The version associated to the compactified moduli $\overline{M}_{ell}$, sometimes called $Tmf$, has (again, away from 6) the same homotopy groups as $tmf$ in positive degrees and a $\Bbb Z[1/6]$-dual set of groups in negative degrees. The negative homotopy groups obstruct using the Baas-Sullivan method, and it is also not possible to get it simply by localizing something constructed by those techniques. However, it is possible to construct it with a little more work: if we have already constructed $tmf$, then we can get a diagram of localizations
$$
c_4^{-1} tmf \to (c_4 \Delta)^{-1} tmf \leftarrow \Delta^{-1} tmf
$$
whose homotopy pullback is $Tmf$. (This last example illustrates the use of patching together constructions on a cover of $\overline{M}_{ell}$ to get a global construction. It works well because we can construct $tmf$ and then we can do localizations "in the category of $MU$-modules".)

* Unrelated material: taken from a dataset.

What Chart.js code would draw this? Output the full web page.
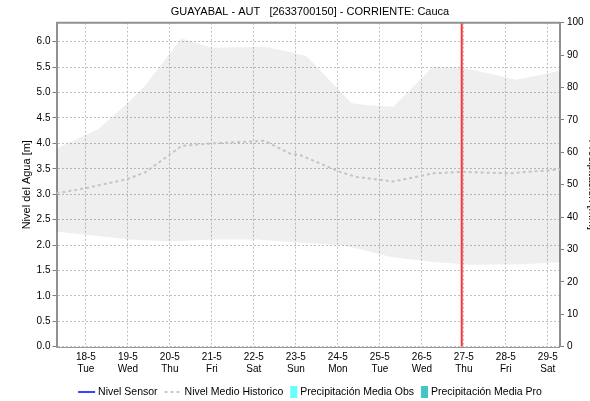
<!DOCTYPE html>
<html>
<head>
<meta charset="utf-8">
<script src="https://cdn.jsdelivr.net/npm/chart.js@4.4.1/dist/chart.umd.min.js"></script>
<style>
  html, body { margin: 0; padding: 0; background: #fff; overflow: hidden; }
  #wrap { width: 620px; height: 401px; }
</style>
</head>
<body>
<div id="wrap"><canvas id="nivel" width="620" height="401"></canvas></div>
<script>
// eje x en días contados desde 18-5 (0 = 18-5 ... 11 = 29-5)
const dateLabels = ["18-5", "19-5", "20-5", "21-5", "22-5", "23-5", "24-5", "25-5", "26-5", "27-5", "28-5", "29-5"];
const dayNames   = ["Tue", "Wed", "Thu", "Fri", "Sat", "Sun", "Mon", "Tue", "Wed", "Thu", "Fri", "Sat"];

// banda histórica: máximo
const maxDays  = [-0.70, 0.29, 1.00, 1.40, 2.28, 2.99, 4.26, 4.86, 5.25, 6.33, 6.76, 7.32, 8.27, 8.98, 10.25, 11.29];
const maxLevel = [3.90, 4.28, 4.80, 5.13, 6.07, 5.88, 5.90, 5.80, 5.72, 4.79, 4.75, 4.72, 5.51, 5.49, 5.25, 5.43];
// banda histórica: mínimo
const minDays  = [-0.70, 0.00, 1.05, 2.00, 3.02, 4.05, 5.00, 6.05, 6.50, 7.24, 8.19, 9.14, 10.40, 11.29];
const minLevel = [2.26, 2.20, 2.11, 2.07, 2.11, 2.11, 2.05, 2.00, 1.92, 1.77, 1.67, 1.61, 1.62, 1.66];
// nivel medio histórico
const meanDays  = [-0.70, 0.00, 1.00, 1.43, 2.28, 3.02, 4.26, 4.86, 5.10, 6.05, 6.44, 7.32, 8.27, 8.95, 10.10, 11.29];
const meanLevel = [3.02, 3.12, 3.30, 3.44, 3.95, 4.00, 4.05, 3.80, 3.77, 3.44, 3.34, 3.25, 3.41, 3.44, 3.41, 3.49];
// sensor y precipitación sin datos en el periodo
const sensorDays = [];
const sensorLevel = [];
const precipObs = [];
const precipPro = [];
// momento actual
const nowDay = 8.95;

const xMin = -0.70, xMax = 11.29;
const levelMax = 6.374, precipMax = 100;

const pts = (xs, ys) => xs.map((x, i) => ({ x, y: ys[i] }));

const legendItems = [
  { text: "Nivel Sensor", kind: "line", color: "#0000ff", dash: [] },
  { text: "Nivel Medio Historico", kind: "line", color: "#c8c8c8", dash: [3, 3] },
  { text: "Precipitación Media Obs", kind: "box", color: "#66ffff" },
  { text: "Precipitación Media Pro", kind: "box", color: "#44c4c4" }
];

const font = "Liberation Sans, Arial, sans-serif";
Chart.defaults.font.family = font;
Chart.defaults.font.size = 10;
Chart.defaults.color = "#000";

// marco superior, línea base punteada y leyenda
const frame = {
  id: "frame",
  afterDatasetsDraw(chart) {
    const { ctx, chartArea: a } = chart;
    ctx.save();
    ctx.strokeStyle = "#909090";
    ctx.lineWidth = 2;
    ctx.beginPath();
    ctx.moveTo(a.left, a.top);
    ctx.lineTo(a.right, a.top);
    ctx.stroke();
    ctx.strokeStyle = "#333";
    ctx.lineWidth = 1;
    ctx.setLineDash([1, 1]);
    ctx.beginPath();
    ctx.moveTo(a.left, Math.round(a.bottom) + 0.5);
    ctx.lineTo(a.right, Math.round(a.bottom) + 0.5);
    ctx.stroke();
    ctx.restore();
  },
  afterDraw(chart) {
    const ctx = chart.ctx;
    ctx.save();
    ctx.font = "10.5px " + font;
    ctx.textBaseline = "middle";
    const symW = it => (it.kind === "line" ? 17 : 7);
    const gap = 3, itemGap = 7;
    let total = 0;
    legendItems.forEach((it, i) => {
      total += symW(it) + gap + ctx.measureText(it.text).width + (i ? itemGap : 0);
    });
    let x = chart.width / 2 - total / 2;
    const y = 392;
    legendItems.forEach(it => {
      if (it.kind === "line") {
        ctx.strokeStyle = it.color;
        ctx.lineWidth = it.dash.length ? 2 : 1.5;
        ctx.setLineDash(it.dash);
        ctx.beginPath();
        ctx.moveTo(x, y);
        ctx.lineTo(x + 17, y);
        ctx.stroke();
        ctx.setLineDash([]);
      } else {
        ctx.fillStyle = it.color;
        ctx.fillRect(x, y - 6, 7, 12);
      }
      x += symW(it) + gap;
      ctx.fillStyle = "#000";
      ctx.fillText(it.text, x, y + 0.5);
      x += ctx.measureText(it.text).width + itemGap;
    });
    ctx.restore();
  }
};

new Chart(document.getElementById("nivel"), {
  type: "line",
  data: {
    datasets: [
      {
        label: "Ahora",
        data: [{ x: nowDay, y: 0 }, { x: nowDay, y: levelMax }],
        borderColor: "#ff3535",
        borderWidth: 2,
        pointRadius: 0,
        yAxisID: "y"
      },
      {
        label: "Nivel Sensor",
        data: pts(sensorDays, sensorLevel),
        borderColor: "#0000ff",
        borderWidth: 1.5,
        pointRadius: 0,
        yAxisID: "y"
      },
      {
        label: "Nivel Medio Historico",
        data: pts(meanDays, meanLevel),
        borderColor: "#c4c4c4",
        borderWidth: 2,
        borderDash: [3, 3],
        pointRadius: 0,
        tension: 0,
        yAxisID: "y"
      },
      {
        label: "Máximo",
        data: pts(maxDays, maxLevel),
        borderWidth: 0,
        borderColor: "rgba(0,0,0,0)",
        backgroundColor: "rgba(0,0,0,0.063)",
        pointRadius: 0,
        fill: "+1",
        yAxisID: "y"
      },
      {
        label: "Mínimo",
        data: pts(minDays, minLevel),
        borderWidth: 0,
        borderColor: "rgba(0,0,0,0)",
        pointRadius: 0,
        fill: false,
        yAxisID: "y"
      },
      {
        type: "bar",
        label: "Precipitación Media Obs",
        data: precipObs,
        backgroundColor: "#66ffff",
        yAxisID: "y1"
      },
      {
        type: "bar",
        label: "Precipitación Media Pro",
        data: precipPro,
        backgroundColor: "#44c4c4",
        yAxisID: "y1"
      }
    ]
  },
  options: {
    responsive: false,
    animation: false,
    layout: { padding: { top: 0, bottom: 24, left: 0, right: 0 } },
    plugins: {
      legend: { display: false },
      tooltip: { enabled: false },
      title: {
        display: true,
        text: "GUAYABAL - AUT   [2633700150] - CORRIENTE: Cauca",
        color: "#000",
        font: { size: 11, weight: "normal" },
        padding: { top: 5.5, bottom: 4 }
      }
    },
    scales: {
      x: {
        type: "linear",
        offset: false,
        min: xMin,
        max: xMax,
        afterBuildTicks: s => {
          s.ticks = dateLabels.map((_, i) => ({ value: i }));
        },
        afterFit: s => { s.height = 30.3; },
        ticks: {
          autoSkip: false,
          maxRotation: 0,
          padding: 5,
          font: { size: 10 },
          callback: v => (Number.isInteger(v) && dateLabels[v] ? [dateLabels[v], dayNames[v]] : "")
        },
        grid: { color: "#c0c0c0", drawTicks: false, offset: false },
        border: { display: false, dash: [2, 2] }
      },
      y: {
        position: "left",
        min: 0,
        max: levelMax,
        afterBuildTicks: s => {
          s.ticks = s.ticks.filter(t => Math.abs(t.value * 2 - Math.round(t.value * 2)) < 1e-6);
        },
        afterFit: s => { s.width = 56.5; },
        ticks: {
          stepSize: 0.5,
          padding: 2,
          callback: v => v.toFixed(1)
        },
        grid: {
          color: "#c0c0c0",
          tickColor: "#808080",
          tickLength: 4,
          tickBorderDash: [],
          tickBorderDashOffset: 0
        },
        border: { display: true, color: "#909090", width: 2, dash: [2, 2] },
        title: {
          display: true,
          text: "Nivel del Agua [m]",
          font: { size: 11 },
          color: "#000",
          padding: { top: 20, bottom: 0 }
        }
      },
      y1: {
        position: "right",
        display: true,
        min: 0,
        max: precipMax,
        afterFit: s => { s.width = 60; },
        ticks: { stepSize: 10, padding: 3 },
        grid: { drawOnChartArea: false, tickColor: "#808080", tickLength: 4 },
        border: { display: true, color: "#909090", width: 2 },
        title: {
          display: true,
          text: "Precipitación [mm]",
          font: { size: 11 },
          color: "#000",
          padding: { top: 21, bottom: 0 }
        }
      }
    }
  },
  plugins: [frame]
});
</script>
</body>
</html>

The second question that you might ask is whether we might use Baas-Sullivan theory to construct a diagram (part of $T$) with $TMF$ or $Tmf$ as a homotopy limit. Even if Baas-Sullivan theory were completely functorial, this does not work either: the constructions of Baas-Sullivan theory naturally land in the category of $MU$-modules and so the primary objection about detecting $\nu$ still holds.

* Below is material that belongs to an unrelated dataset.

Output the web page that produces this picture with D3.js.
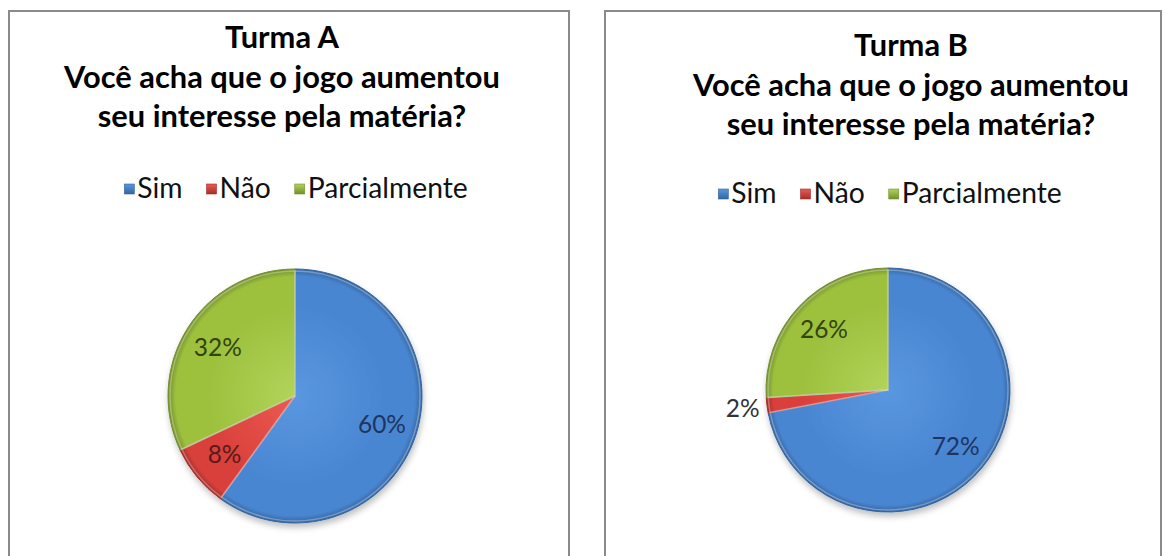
<!DOCTYPE html>
<html>
<head>
<meta charset="utf-8">
<script src="https://cdn.jsdelivr.net/npm/d3@7"></script>
<style>
  html, body { margin: 0; padding: 0; background: #fff; }
  svg { display: block; }
</style>
</head>
<body>
<svg id="chart" width="1166" height="556"></svg>
<script>
// ---- data ----
const categories = ["Sim", "Não", "Parcialmente"];
const turmaA = [60, 8, 32];
const turmaB = [72, 2, 26];
const panelTitles = ["Turma A", "Turma B"];
const questionLines = ["Você acha que o jogo aumentou", "seu interesse pela matéria?"];

// ---- styles / layout ----
const baseColors = ["#4a86d2", "#d9413b", "#9dc03e"];
const lightColors = ["#5a97e0", "#ec5a53", "#b1d45a"];
const darkColors = ["#34659f", "#a42e2a", "#728f2c"];
const labelColors = ["#1f3560", "#5a1a18", "#34430f"];

const panels = [
  { values: turmaA, title: panelTitles[0], box: [9, 11, 560], titleX: 282, titleY: [48, 87.5, 127],
    legendCX: 296, legendY: 188, cx: 295, cy: 396, r: 127 },
  { values: turmaB, title: panelTitles[1], box: [605, 11, 556], titleX: 911, titleY: [56, 95.5, 135],
    legendCX: 890, legendY: 193, cx: 888, cy: 390, r: 122 }
];

const svg = d3.select("#chart");
const defs = svg.append("defs");

const shadow = defs.append("filter").attr("id", "shadow")
  .attr("x", "-20%").attr("y", "-20%").attr("width", "140%").attr("height", "140%");
shadow.append("feDropShadow").attr("dx", 1).attr("dy", 4).attr("stdDeviation", 3)
  .attr("flood-color", "#000").attr("flood-opacity", 0.25);

panels.forEach((p, pi) => {
  categories.forEach((c, i) => {
    const g = defs.append("radialGradient").attr("id", `grad${pi}_${i}`)
      .attr("gradientUnits", "userSpaceOnUse")
      .attr("cx", 0).attr("cy", 0).attr("r", p.r);
    g.append("stop").attr("offset", "0%").attr("stop-color", lightColors[i]);
    g.append("stop").attr("offset", "70%").attr("stop-color", baseColors[i]);
    g.append("stop").attr("offset", "94%").attr("stop-color", baseColors[i]);
    g.append("stop").attr("offset", "100%").attr("stop-color", darkColors[i]);
  });
});
categories.forEach((c, i) => {
  const g = defs.append("linearGradient").attr("id", `leg${i}`)
    .attr("x1", 0).attr("y1", 0).attr("x2", 0).attr("y2", 1);
  g.append("stop").attr("offset", "0%").attr("stop-color", lightColors[i]);
  g.append("stop").attr("offset", "100%").attr("stop-color", darkColors[i]);
});

// font fitting helper
function fitSize(text, family, weight, targetWidth) {
  const t = svg.append("text").attr("font-family", family).attr("font-weight", weight)
    .attr("font-size", 100).text(text);
  const w = t.node().getComputedTextLength();
  t.remove();
  return 100 * targetWidth / w;
}
const titleFont = "Lato, 'Open Sans', sans-serif";
const titleSize = fitSize(questionLines[0], titleFont, "bold", 436);
const legendSize = fitSize("Parcialmente", titleFont, "normal", 160);
const labelSize = fitSize("60%", titleFont, "normal", 48);

panels.forEach((p, pi) => {
  const g = svg.append("g");
  // panel border
  g.append("rect").attr("x", p.box[0]).attr("y", p.box[1])
    .attr("width", p.box[2]).attr("height", 600)
    .attr("fill", "#fff").attr("stroke", "#8a8a8a").attr("stroke-width", 2);

  // title
  const tl = [p.title, ...questionLines];
  tl.forEach((line, li) => {
    g.append("text").attr("x", p.titleX).attr("y", p.titleY[li])
      .attr("text-anchor", "middle").attr("font-family", titleFont)
      .attr("font-weight", "bold").attr("font-size", titleSize)
      .attr("fill", "#000").text(line);
  });

  // legend
  const sq = 10, gapSq = 3, gapItem = 24;
  const widths = categories.map(c => {
    const t = svg.append("text").attr("font-family", titleFont)
      .attr("font-size", legendSize).text(c);
    const w = t.node().getComputedTextLength(); t.remove(); return w;
  });
  const total = d3.sum(widths) + categories.length * (sq + gapSq) + (categories.length - 1) * gapItem;
  let x = p.legendCX - total / 2;
  const lg = g.append("g");
  categories.forEach((c, i) => {
    lg.append("rect").attr("x", x).attr("y", p.legendY - sq / 2 + 1)
      .attr("width", sq).attr("height", sq)
      .attr("fill", `url(#leg${i})`).attr("stroke", darkColors[i]).attr("stroke-width", 0.6);
    lg.append("text").attr("x", x + sq + gapSq).attr("y", p.legendY)
      .attr("dy", "0.35em").attr("font-family", titleFont)
      .attr("font-size", legendSize).attr("fill", "#111").text(c);
    x += sq + gapSq + widths[i] + gapItem;
  });

  // pie
  const data = p.values.map((v, i) => ({ cat: categories[i], value: v, i }));
  const pie = d3.pie().value(d => d.value).sort(null);
  const arcs = pie(data);
  const arc = d3.arc().innerRadius(0).outerRadius(p.r);
  const pg = g.append("g").attr("transform", `translate(${p.cx},${p.cy})`);
  pg.append("g").attr("filter", "url(#shadow)")
    .selectAll("path").data(arcs).join("path")
    .attr("d", arc)
    .attr("fill", d => `url(#grad${pi}_${d.data.i})`)
    .attr("stroke", d => darkColors[d.data.i])
    .attr("stroke-width", 1)
    .attr("stroke-linejoin", "round");
  // highlight edges (bevel impression)
  pg.append("g").selectAll("path").data(arcs).join("path")
    .attr("d", d3.arc().innerRadius(0).outerRadius(p.r - 2))
    .attr("fill", "none")
    .attr("stroke", "#fff").attr("stroke-opacity", 0.3).attr("stroke-width", 1.5);

  // labels
  const inner = d3.arc().innerRadius(p.r * 0.72).outerRadius(p.r * 0.72);
  const outer = d3.arc().innerRadius(p.r * 1.2).outerRadius(p.r * 1.2);
  pg.selectAll("text.lbl").data(arcs).join("text")
    .attr("class", "lbl")
    .attr("transform", d => {
      const c = d.data.value < 5 ? outer.centroid(d) : inner.centroid(d);
      return `translate(${c[0]},${c[1]})`;
    })
    .attr("text-anchor", "middle").attr("dy", "0.35em")
    .attr("font-family", titleFont).attr("font-size", labelSize)
    .attr("fill", d => d.data.value < 5 ? "#333" : labelColors[d.data.i])
    .text(d => d.data.value + "%");
});
</script>
</body>
</html>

A third question that you might ask is whether we might construct objects using Baas-Sullivan theory, and maps between them by some other method, to give us a diagram whose homotopy limit is $[TMF\mid Tmf\mid tmf]$. That's a perfectly good idea (and using Landweber's theorem, after all, is how Morava got this started in "Forms of K-theory").

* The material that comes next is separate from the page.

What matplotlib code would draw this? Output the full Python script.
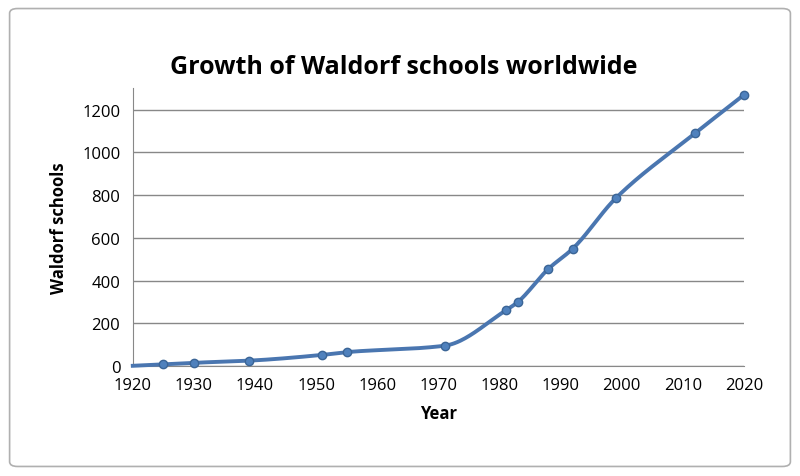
import numpy as np
import matplotlib.pyplot as plt
from matplotlib.patches import FancyBboxPatch

plt.rcParams['font.family'] = ['Open Sans', 'DejaVu Sans']

years = [1920, 1925, 1930, 1939, 1951, 1955, 1971, 1981, 1983, 1988, 1992, 1999, 2012, 2020]
schools = [1, 8, 15, 25, 52, 65, 95, 260, 300, 455, 550, 785, 1090, 1270]
marker_years = years[1:]
marker_schools = schools[1:]


def smooth(x, y, n=400):
    # monotone cubic (Fritsch-Carlson), only for drawing a smooth line
    x = np.asarray(x, float)
    y = np.asarray(y, float)
    h = np.diff(x)
    d = np.diff(y) / h
    m = np.zeros_like(y)
    m[0], m[-1] = d[0], d[-1]
    for i in range(1, len(x) - 1):
        if d[i - 1] * d[i] > 0:
            w1 = 2 * h[i] + h[i - 1]
            w2 = h[i] + 2 * h[i - 1]
            m[i] = (w1 + w2) / (w1 / d[i - 1] + w2 / d[i])
    xs = np.linspace(x[0], x[-1], n)
    idx = np.clip(np.searchsorted(x, xs) - 1, 0, len(x) - 2)
    t = (xs - x[idx]) / h[idx]
    h00 = 2 * t**3 - 3 * t**2 + 1
    h10 = t**3 - 2 * t**2 + t
    h01 = -2 * t**3 + 3 * t**2
    h11 = t**3 - t**2
    ys = h00 * y[idx] + h10 * h[idx] * m[idx] + h01 * y[idx + 1] + h11 * h[idx] * m[idx + 1]
    return xs, ys


fig = plt.figure(figsize=(8, 4.77), dpi=100)
fig.patches.append(FancyBboxPatch((0.012, 0.02), 0.976, 0.96, boxstyle='round,pad=0,rounding_size=0.01',
                                  transform=fig.transFigure, facecolor='white', edgecolor='#b0b0b0',
                                  lw=1.2, zorder=-10))
ax = fig.add_axes([0.166, 0.2306, 0.764, 0.582])
ax.set_facecolor('none')

xs, ys = smooth(years, schools)
ax.plot(xs, ys, color='#4a76b0', lw=2.8, zorder=3, clip_on=False)
ax.plot(marker_years, marker_schools, 'o', color='#4f81bd', mec='#3b6596', ms=6, zorder=4, clip_on=False)

ax.set_xlim(1920, 2020)
ax.set_ylim(0, 1300)
ax.set_xticks(range(1920, 2021, 10))
ax.set_yticks(range(0, 1201, 200))
ax.yaxis.grid(True, color='#888888', lw=1)
ax.set_axisbelow(True)
for s in ['top', 'right']:
    ax.spines[s].set_visible(False)
ax.spines['left'].set_color('#888888')
ax.spines['bottom'].set_color('#888888')
ax.tick_params(axis='x', labelsize=12, length=0, pad=8)
ax.tick_params(axis='y', labelsize=12, length=0, pad=9)
ax.set_xlabel('Year', fontsize=12, fontweight='bold', labelpad=8)
ax.set_ylabel('Waldorf schools', fontsize=12, fontweight='bold', labelpad=10)
fig.text(0.505, 0.858, 'Growth of Waldorf schools worldwide', ha='center', va='center',
         fontsize=18, fontweight='bold')

fig.savefig('out.png', dpi=100)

We run into a couple of problems with this program. One is that Baas-Sullivan theory classically produces objects in the homotopy category, and to construct a homotopy limit we need a lift to an honest diagram. There is no way around this; at some point we have to make sure that it is possible. Another is that, to my knowledge, Baas-Sullivan theory doesn't account for the possibility that we might need to relate the object constructed to another, isomorphic, formal group law constructed by a different regular sequence.
A third is that, as we saw above, to construct such the diagrams we typically want to patch together along open subobjects. That means localization, and localization is generally very difficult to carry out if we only have a multiplication on the homotopy groups rather than on the object proper. Above we were working in $MU$-modules and inverting elements in $MU_*$. Once we leave that situation and go back to situations where the primes 2 and 3 are in play, we no longer have localization available for free. Having a ring in the homotopy category is enough to do a localization if the ring of homotopy groups is commutative, but it's not easy to ensure that the result is still a ring in the homotopy category and allow us to do more localizations after that. Having a diagram of homotopy rings does not ensure a limit object, like a homotopy pullback or a fixed-point object for a group, also has a ring structure. There are also slightly delicate questions about whether localization is unique, or whether it has a universal property of any kind.
These are some reasons why one might move to trying to carry out a construction within a point-set theory of associative or commutative ring spectra. Unfortunately, once we are there Baas-Sullivan theory is no longer in our toolkit; it does not interact perfectly with point-set constructions and products (though Neil Strickland proved a lot about it in "Products on $MU$-modules"). I believe that Laures and McClure have work relating products in bordism theory to spectrum-level products, but I'm unsure of the degree to which one can make it run with singularity bordism.